> Job
Identify each line containing the word "this" and copy it.

> Dataset

****************************************

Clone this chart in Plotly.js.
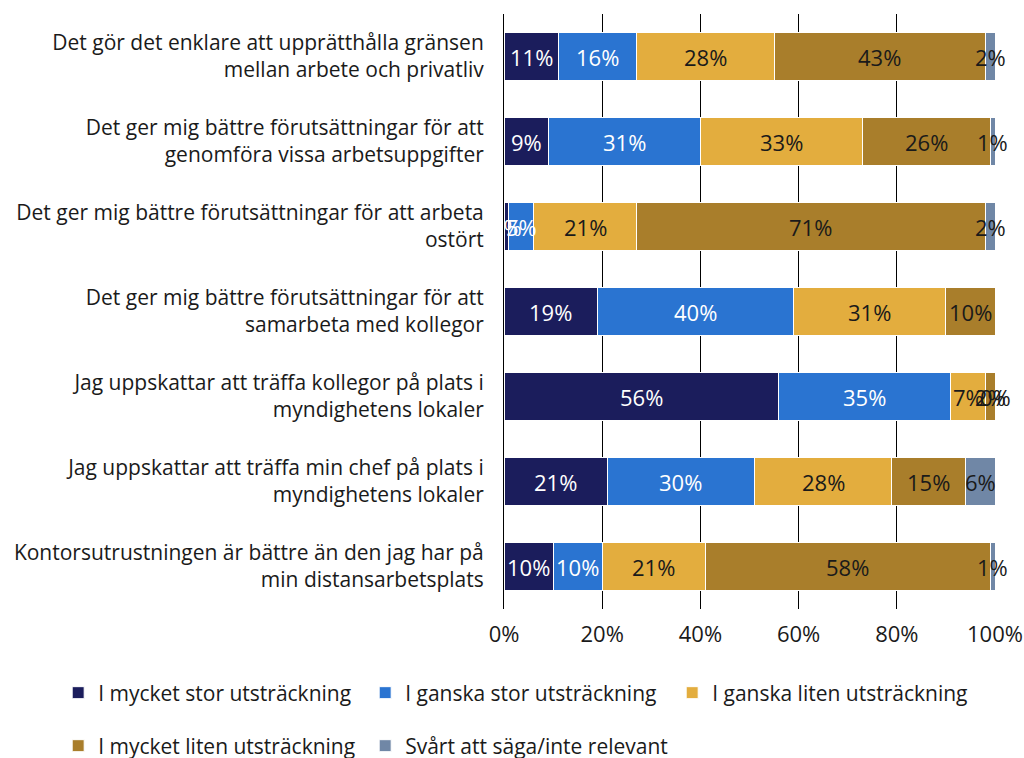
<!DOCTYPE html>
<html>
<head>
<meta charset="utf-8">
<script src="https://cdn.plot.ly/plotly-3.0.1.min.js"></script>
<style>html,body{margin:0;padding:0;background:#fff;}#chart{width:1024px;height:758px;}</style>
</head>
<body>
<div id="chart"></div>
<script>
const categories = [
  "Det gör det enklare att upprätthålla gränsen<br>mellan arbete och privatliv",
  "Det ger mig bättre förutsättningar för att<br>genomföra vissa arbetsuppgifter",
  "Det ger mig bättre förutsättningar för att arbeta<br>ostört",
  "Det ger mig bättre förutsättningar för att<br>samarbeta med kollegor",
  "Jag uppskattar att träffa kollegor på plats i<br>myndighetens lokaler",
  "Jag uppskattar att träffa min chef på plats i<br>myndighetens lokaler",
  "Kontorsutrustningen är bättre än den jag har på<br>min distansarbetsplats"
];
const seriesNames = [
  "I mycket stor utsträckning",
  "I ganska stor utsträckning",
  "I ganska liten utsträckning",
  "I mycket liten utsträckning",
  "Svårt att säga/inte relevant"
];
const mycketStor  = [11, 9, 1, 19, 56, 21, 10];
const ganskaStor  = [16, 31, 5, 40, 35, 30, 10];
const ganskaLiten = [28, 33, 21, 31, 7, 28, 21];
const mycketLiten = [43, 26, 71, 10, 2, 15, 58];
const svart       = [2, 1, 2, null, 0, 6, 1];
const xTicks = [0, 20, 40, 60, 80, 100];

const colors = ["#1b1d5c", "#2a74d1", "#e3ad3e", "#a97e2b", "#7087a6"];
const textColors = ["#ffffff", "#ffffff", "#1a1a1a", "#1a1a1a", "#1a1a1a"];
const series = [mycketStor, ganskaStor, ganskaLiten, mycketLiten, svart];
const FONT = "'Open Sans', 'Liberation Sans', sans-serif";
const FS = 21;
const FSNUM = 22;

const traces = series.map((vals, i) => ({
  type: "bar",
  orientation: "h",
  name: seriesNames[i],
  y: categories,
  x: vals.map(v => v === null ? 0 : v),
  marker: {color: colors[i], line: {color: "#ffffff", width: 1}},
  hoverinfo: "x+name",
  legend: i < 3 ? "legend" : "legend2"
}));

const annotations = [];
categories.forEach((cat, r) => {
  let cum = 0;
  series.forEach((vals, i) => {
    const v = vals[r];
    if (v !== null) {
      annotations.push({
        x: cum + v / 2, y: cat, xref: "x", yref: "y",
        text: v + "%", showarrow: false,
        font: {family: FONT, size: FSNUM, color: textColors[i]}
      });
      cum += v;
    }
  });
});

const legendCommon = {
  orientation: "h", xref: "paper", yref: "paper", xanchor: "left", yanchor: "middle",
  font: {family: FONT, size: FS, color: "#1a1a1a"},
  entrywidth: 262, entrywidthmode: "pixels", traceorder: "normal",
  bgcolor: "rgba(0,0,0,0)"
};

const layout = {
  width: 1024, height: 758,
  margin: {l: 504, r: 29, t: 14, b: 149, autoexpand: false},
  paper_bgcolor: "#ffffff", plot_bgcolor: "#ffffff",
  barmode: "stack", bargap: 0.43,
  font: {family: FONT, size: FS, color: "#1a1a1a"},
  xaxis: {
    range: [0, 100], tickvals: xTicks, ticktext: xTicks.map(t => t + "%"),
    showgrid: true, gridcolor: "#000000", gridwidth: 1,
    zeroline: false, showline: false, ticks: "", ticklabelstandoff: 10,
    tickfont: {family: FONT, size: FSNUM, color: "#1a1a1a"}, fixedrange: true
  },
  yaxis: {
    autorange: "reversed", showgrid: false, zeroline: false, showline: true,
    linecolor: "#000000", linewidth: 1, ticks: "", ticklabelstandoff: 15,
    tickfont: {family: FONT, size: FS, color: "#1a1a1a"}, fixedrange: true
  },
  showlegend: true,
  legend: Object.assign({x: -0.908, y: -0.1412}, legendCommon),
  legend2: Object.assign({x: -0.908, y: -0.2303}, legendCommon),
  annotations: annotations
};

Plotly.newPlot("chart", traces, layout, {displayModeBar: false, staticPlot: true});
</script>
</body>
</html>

****************************************

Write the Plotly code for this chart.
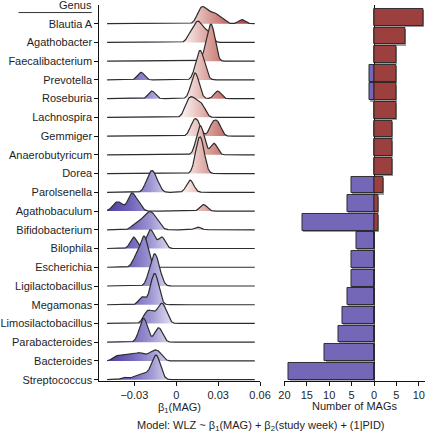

****************************************

> Completed task
Clone this chart in Plotly.js.
Write the Plotly code for this chart.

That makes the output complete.